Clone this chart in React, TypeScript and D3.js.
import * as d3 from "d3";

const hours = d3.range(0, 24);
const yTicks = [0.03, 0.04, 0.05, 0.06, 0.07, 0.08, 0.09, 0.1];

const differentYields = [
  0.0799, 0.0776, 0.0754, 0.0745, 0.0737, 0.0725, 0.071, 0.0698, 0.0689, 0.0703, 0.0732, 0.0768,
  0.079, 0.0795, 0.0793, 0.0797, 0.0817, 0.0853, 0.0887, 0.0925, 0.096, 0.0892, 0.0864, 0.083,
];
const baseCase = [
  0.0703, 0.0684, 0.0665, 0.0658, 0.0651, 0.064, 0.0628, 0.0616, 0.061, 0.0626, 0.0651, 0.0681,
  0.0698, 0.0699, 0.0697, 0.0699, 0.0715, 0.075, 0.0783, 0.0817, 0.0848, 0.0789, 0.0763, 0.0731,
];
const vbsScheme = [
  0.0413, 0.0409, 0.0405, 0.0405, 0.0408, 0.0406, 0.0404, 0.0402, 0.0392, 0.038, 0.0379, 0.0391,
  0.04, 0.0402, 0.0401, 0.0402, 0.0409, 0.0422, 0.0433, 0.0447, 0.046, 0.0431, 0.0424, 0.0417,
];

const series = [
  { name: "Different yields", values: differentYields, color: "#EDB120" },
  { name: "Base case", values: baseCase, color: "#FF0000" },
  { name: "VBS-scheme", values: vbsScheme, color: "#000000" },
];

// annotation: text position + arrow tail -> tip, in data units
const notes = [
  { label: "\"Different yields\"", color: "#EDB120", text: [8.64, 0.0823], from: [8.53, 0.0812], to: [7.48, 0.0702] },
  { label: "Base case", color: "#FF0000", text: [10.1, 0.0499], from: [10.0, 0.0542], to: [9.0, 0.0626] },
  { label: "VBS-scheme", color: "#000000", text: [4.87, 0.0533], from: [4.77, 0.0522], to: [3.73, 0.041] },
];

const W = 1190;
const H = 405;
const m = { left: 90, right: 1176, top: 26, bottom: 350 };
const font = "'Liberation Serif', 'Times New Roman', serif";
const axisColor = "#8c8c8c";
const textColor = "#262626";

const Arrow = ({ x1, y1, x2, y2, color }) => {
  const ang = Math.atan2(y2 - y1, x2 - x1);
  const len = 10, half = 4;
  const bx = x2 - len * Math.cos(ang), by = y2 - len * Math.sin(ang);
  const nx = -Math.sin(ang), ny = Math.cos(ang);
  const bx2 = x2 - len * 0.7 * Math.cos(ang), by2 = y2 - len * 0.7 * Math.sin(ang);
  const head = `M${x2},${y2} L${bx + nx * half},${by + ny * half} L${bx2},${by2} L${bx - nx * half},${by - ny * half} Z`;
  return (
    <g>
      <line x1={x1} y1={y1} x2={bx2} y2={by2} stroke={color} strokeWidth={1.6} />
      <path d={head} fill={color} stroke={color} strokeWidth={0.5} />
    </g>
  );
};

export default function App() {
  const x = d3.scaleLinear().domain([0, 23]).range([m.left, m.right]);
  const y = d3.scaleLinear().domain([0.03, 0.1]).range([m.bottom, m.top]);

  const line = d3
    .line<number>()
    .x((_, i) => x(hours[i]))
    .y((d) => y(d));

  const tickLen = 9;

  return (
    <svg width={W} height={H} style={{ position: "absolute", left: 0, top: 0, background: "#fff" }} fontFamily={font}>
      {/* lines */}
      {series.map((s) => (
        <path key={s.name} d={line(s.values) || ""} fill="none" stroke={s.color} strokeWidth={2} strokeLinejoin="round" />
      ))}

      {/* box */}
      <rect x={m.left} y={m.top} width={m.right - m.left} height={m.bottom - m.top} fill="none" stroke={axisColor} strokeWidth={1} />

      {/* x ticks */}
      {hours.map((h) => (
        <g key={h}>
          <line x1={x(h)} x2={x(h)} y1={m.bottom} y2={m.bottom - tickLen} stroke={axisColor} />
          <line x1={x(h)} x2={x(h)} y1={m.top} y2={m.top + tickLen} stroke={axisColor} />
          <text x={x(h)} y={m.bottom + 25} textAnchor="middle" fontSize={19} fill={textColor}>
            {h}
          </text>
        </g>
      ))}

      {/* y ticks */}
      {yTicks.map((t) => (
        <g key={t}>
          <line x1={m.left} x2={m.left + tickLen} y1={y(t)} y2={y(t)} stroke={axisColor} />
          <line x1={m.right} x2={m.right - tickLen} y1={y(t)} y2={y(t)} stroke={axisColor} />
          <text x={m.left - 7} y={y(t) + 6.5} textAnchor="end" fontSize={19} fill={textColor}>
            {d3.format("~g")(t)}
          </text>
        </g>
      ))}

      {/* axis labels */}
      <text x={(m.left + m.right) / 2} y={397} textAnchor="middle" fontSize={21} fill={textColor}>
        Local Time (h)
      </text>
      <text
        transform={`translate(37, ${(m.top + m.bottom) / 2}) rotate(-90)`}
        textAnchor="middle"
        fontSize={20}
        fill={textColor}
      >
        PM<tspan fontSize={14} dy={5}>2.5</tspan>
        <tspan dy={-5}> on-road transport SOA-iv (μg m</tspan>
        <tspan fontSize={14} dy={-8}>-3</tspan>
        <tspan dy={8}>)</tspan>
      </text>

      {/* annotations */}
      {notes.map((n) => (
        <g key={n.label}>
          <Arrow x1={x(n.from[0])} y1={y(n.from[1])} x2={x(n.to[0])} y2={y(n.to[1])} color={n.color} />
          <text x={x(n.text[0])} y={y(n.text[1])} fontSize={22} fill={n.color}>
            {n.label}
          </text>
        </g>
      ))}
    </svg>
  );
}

> **WHAT TO PRODUCE**
Please write out exactly the lines from the start of the data through the line that contains "const yTicks = [0.03, 0.04, 0.05, 0.06, 0.07, 0.08, 0.09, 0.1];", both ends included, and nothing else.

> **THE RESPONSE**
Clone this chart in React, TypeScript and D3.js.
import * as d3 from "d3";

const hours = d3.range(0, 24);
const yTicks = [0.03, 0.04, 0.05, 0.06, 0.07, 0.08, 0.09, 0.1];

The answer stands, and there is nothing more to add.